→ **Dataset content**:
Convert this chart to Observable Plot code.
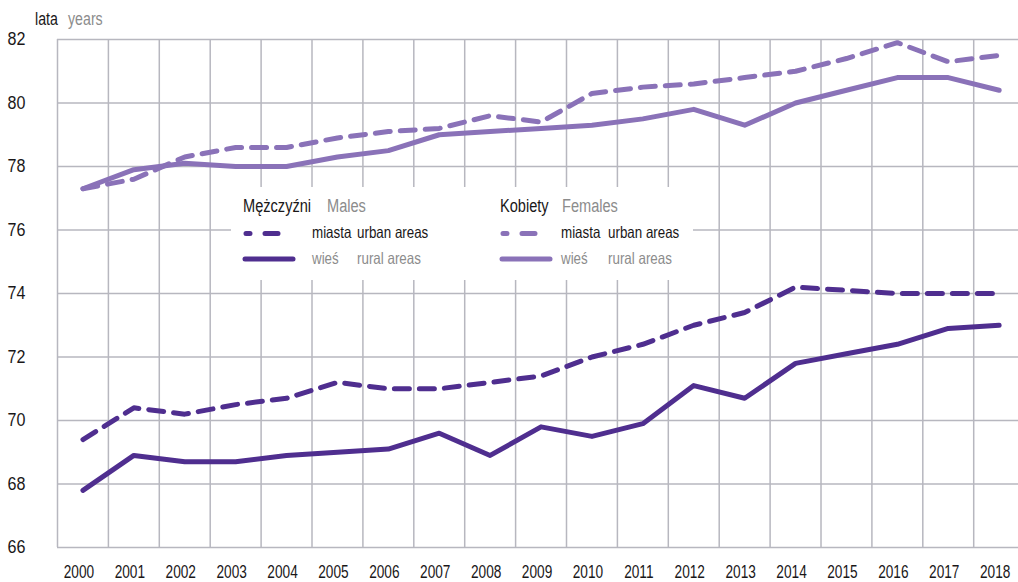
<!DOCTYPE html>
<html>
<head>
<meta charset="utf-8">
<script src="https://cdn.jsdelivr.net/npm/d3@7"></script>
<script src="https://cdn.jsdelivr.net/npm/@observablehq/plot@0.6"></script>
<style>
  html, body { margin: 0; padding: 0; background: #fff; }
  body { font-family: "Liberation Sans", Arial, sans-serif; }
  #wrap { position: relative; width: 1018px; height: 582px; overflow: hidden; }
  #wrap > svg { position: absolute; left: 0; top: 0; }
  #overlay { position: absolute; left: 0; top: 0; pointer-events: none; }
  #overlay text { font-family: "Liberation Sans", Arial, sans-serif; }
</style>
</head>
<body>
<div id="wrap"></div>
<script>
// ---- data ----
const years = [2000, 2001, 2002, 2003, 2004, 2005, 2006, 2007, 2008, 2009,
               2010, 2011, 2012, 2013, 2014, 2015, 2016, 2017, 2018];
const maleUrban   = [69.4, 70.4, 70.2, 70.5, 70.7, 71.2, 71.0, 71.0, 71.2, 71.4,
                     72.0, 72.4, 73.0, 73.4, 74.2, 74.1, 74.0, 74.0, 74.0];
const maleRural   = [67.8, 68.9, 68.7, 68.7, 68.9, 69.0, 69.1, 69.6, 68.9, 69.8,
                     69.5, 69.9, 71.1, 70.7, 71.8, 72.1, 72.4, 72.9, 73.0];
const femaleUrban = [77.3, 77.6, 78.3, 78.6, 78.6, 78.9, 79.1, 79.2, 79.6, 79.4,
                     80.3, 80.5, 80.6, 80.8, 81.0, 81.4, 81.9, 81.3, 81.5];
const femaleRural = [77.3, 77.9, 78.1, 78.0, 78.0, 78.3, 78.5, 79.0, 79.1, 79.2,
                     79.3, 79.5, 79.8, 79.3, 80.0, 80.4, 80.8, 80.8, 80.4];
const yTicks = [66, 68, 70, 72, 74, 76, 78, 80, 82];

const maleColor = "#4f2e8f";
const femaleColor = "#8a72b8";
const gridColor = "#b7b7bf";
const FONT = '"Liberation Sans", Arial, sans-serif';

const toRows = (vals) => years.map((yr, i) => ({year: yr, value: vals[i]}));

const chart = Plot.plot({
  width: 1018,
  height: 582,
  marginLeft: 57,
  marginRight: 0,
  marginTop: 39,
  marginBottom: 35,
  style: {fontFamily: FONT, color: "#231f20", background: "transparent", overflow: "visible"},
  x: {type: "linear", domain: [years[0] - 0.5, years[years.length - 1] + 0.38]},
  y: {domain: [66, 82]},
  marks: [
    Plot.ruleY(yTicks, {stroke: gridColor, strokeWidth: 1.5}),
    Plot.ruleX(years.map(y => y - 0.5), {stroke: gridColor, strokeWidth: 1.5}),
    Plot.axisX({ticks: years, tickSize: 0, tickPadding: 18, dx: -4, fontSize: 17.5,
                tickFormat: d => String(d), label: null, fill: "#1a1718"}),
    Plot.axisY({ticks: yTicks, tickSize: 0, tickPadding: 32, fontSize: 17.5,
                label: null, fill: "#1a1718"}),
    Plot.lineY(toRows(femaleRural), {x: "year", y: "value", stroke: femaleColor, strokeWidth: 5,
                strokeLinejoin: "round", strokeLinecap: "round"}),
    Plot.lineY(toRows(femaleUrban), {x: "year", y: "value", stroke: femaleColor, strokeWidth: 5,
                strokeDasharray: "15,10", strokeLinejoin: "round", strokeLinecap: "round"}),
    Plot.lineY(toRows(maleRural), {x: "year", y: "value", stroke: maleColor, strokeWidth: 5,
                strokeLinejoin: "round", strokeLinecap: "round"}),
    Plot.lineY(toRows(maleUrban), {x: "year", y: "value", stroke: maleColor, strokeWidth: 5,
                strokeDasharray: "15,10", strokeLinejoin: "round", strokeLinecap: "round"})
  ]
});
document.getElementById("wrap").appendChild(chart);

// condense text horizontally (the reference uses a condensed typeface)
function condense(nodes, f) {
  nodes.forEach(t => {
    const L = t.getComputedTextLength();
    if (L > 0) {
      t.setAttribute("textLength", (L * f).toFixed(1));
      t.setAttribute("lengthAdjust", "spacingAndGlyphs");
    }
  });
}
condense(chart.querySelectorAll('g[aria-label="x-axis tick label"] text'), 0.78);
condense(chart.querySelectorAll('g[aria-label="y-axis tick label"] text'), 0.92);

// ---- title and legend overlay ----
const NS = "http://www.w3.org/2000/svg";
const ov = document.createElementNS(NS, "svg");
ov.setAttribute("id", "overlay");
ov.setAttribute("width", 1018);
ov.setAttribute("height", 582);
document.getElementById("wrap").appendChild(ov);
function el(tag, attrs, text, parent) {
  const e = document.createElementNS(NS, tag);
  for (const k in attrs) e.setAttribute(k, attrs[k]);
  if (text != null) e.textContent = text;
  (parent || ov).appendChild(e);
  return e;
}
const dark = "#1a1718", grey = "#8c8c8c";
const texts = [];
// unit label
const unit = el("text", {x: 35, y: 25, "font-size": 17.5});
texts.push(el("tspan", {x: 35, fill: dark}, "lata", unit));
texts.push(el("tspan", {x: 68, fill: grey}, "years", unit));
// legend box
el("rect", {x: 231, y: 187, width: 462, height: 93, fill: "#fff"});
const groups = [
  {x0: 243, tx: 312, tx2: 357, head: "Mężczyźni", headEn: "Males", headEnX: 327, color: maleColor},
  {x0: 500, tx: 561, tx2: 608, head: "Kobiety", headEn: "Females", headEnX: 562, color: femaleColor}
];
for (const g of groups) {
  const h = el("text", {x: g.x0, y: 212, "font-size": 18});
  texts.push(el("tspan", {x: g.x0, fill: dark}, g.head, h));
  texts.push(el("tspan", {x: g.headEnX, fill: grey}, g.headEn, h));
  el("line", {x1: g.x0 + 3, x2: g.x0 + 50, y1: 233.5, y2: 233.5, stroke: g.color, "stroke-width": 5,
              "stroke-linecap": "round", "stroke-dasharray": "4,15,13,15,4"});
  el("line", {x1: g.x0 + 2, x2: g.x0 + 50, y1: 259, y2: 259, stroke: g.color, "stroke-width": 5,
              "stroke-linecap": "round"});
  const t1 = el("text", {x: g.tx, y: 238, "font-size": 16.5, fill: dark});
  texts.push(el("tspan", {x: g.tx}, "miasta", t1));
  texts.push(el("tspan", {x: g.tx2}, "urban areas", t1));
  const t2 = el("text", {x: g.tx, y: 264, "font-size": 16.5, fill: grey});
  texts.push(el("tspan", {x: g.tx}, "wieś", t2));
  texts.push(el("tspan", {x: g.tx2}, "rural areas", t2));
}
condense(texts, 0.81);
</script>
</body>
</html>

→ **What you should do**: Except for the pictures, reproduce every line exactly.

→ **Answer to the problem**:
Convert this chart to Observable Plot code.
<!DOCTYPE html>
<html>
<head>
<meta charset="utf-8">
<script src="https://cdn.jsdelivr.net/npm/d3@7"></script>
<script src="https://cdn.jsdelivr.net/npm/@observablehq/plot@0.6"></script>
<style>
  html, body { margin: 0; padding: 0; background: #fff; }
  body { font-family: "Liberation Sans", Arial, sans-serif; }
  #wrap { position: relative; width: 1018px; height: 582px; overflow: hidden; }
  #wrap > svg { position: absolute; left: 0; top: 0; }
  #overlay { position: absolute; left: 0; top: 0; pointer-events: none; }
  #overlay text { font-family: "Liberation Sans", Arial, sans-serif; }
</style>
</head>
<body>
<div id="wrap"></div>
<script>
// ---- data ----
const years = [2000, 2001, 2002, 2003, 2004, 2005, 2006, 2007, 2008, 2009,
               2010, 2011, 2012, 2013, 2014, 2015, 2016, 2017, 2018];
const maleUrban   = [69.4, 70.4, 70.2, 70.5, 70.7, 71.2, 71.0, 71.0, 71.2, 71.4,
                     72.0, 72.4, 73.0, 73.4, 74.2, 74.1, 74.0, 74.0, 74.0];
const maleRural   = [67.8, 68.9, 68.7, 68.7, 68.9, 69.0, 69.1, 69.6, 68.9, 69.8,
                     69.5, 69.9, 71.1, 70.7, 71.8, 72.1, 72.4, 72.9, 73.0];
const femaleUrban = [77.3, 77.6, 78.3, 78.6, 78.6, 78.9, 79.1, 79.2, 79.6, 79.4,
                     80.3, 80.5, 80.6, 80.8, 81.0, 81.4, 81.9, 81.3, 81.5];
const femaleRural = [77.3, 77.9, 78.1, 78.0, 78.0, 78.3, 78.5, 79.0, 79.1, 79.2,
                     79.3, 79.5, 79.8, 79.3, 80.0, 80.4, 80.8, 80.8, 80.4];
const yTicks = [66, 68, 70, 72, 74, 76, 78, 80, 82];

const maleColor = "#4f2e8f";
const femaleColor = "#8a72b8";
const gridColor = "#b7b7bf";
const FONT = '"Liberation Sans", Arial, sans-serif';

const toRows = (vals) => years.map((yr, i) => ({year: yr, value: vals[i]}));

const chart = Plot.plot({
  width: 1018,
  height: 582,
  marginLeft: 57,
  marginRight: 0,
  marginTop: 39,
  marginBottom: 35,
  style: {fontFamily: FONT, color: "#231f20", background: "transparent", overflow: "visible"},
  x: {type: "linear", domain: [years[0] - 0.5, years[years.length - 1] + 0.38]},
  y: {domain: [66, 82]},
  marks: [
    Plot.ruleY(yTicks, {stroke: gridColor, strokeWidth: 1.5}),
    Plot.ruleX(years.map(y => y - 0.5), {stroke: gridColor, strokeWidth: 1.5}),
    Plot.axisX({ticks: years, tickSize: 0, tickPadding: 18, dx: -4, fontSize: 17.5,
                tickFormat: d => String(d), label: null, fill: "#1a1718"}),
    Plot.axisY({ticks: yTicks, tickSize: 0, tickPadding: 32, fontSize: 17.5,
                label: null, fill: "#1a1718"}),
    Plot.lineY(toRows(femaleRural), {x: "year", y: "value", stroke: femaleColor, strokeWidth: 5,
                strokeLinejoin: "round", strokeLinecap: "round"}),
    Plot.lineY(toRows(femaleUrban), {x: "year", y: "value", stroke: femaleColor, strokeWidth: 5,
                strokeDasharray: "15,10", strokeLinejoin: "round", strokeLinecap: "round"}),
    Plot.lineY(toRows(maleRural), {x: "year", y: "value", stroke: maleColor, strokeWidth: 5,
                strokeLinejoin: "round", strokeLinecap: "round"}),
    Plot.lineY(toRows(maleUrban), {x: "year", y: "value", stroke: maleColor, strokeWidth: 5,
                strokeDasharray: "15,10", strokeLinejoin: "round", strokeLinecap: "round"})
  ]
});
document.getElementById("wrap").appendChild(chart);

// condense text horizontally (the reference uses a condensed typeface)
function condense(nodes, f) {
  nodes.forEach(t => {
    const L = t.getComputedTextLength();
    if (L > 0) {
      t.setAttribute("textLength", (L * f).toFixed(1));
      t.setAttribute("lengthAdjust", "spacingAndGlyphs");
    }
  });
}
condense(chart.querySelectorAll('g[aria-label="x-axis tick label"] text'), 0.78);
condense(chart.querySelectorAll('g[aria-label="y-axis tick label"] text'), 0.92);

// ---- title and legend overlay ----
const NS = "http://www.w3.org/2000/svg";
const ov = document.createElementNS(NS, "svg");
ov.setAttribute("id", "overlay");
ov.setAttribute("width", 1018);
ov.setAttribute("height", 582);
document.getElementById("wrap").appendChild(ov);
function el(tag, attrs, text, parent) {
  const e = document.createElementNS(NS, tag);
  for (const k in attrs) e.setAttribute(k, attrs[k]);
  if (text != null) e.textContent = text;
  (parent || ov).appendChild(e);
  return e;
}
const dark = "#1a1718", grey = "#8c8c8c";
const texts = [];
// unit label
const unit = el("text", {x: 35, y: 25, "font-size": 17.5});
texts.push(el("tspan", {x: 35, fill: dark}, "lata", unit));
texts.push(el("tspan", {x: 68, fill: grey}, "years", unit));
// legend box
el("rect", {x: 231, y: 187, width: 462, height: 93, fill: "#fff"});
const groups = [
  {x0: 243, tx: 312, tx2: 357, head: "Mężczyźni", headEn: "Males", headEnX: 327, color: maleColor},
  {x0: 500, tx: 561, tx2: 608, head: "Kobiety", headEn: "Females", headEnX: 562, color: femaleColor}
];
for (const g of groups) {
  const h = el("text", {x: g.x0, y: 212, "font-size": 18});
  texts.push(el("tspan", {x: g.x0, fill: dark}, g.head, h));
  texts.push(el("tspan", {x: g.headEnX, fill: grey}, g.headEn, h));
  el("line", {x1: g.x0 + 3, x2: g.x0 + 50, y1: 233.5, y2: 233.5, stroke: g.color, "stroke-width": 5,
              "stroke-linecap": "round", "stroke-dasharray": "4,15,13,15,4"});
  el("line", {x1: g.x0 + 2, x2: g.x0 + 50, y1: 259, y2: 259, stroke: g.color, "stroke-width": 5,
              "stroke-linecap": "round"});
  const t1 = el("text", {x: g.tx, y: 238, "font-size": 16.5, fill: dark});
  texts.push(el("tspan", {x: g.tx}, "miasta", t1));
  texts.push(el("tspan", {x: g.tx2}, "urban areas", t1));
  const t2 = el("text", {x: g.tx, y: 264, "font-size": 16.5, fill: grey});
  texts.push(el("tspan", {x: g.tx}, "wieś", t2));
  texts.push(el("tspan", {x: g.tx2}, "rural areas", t2));
}
condense(texts, 0.81);
</script>
</body>
</html>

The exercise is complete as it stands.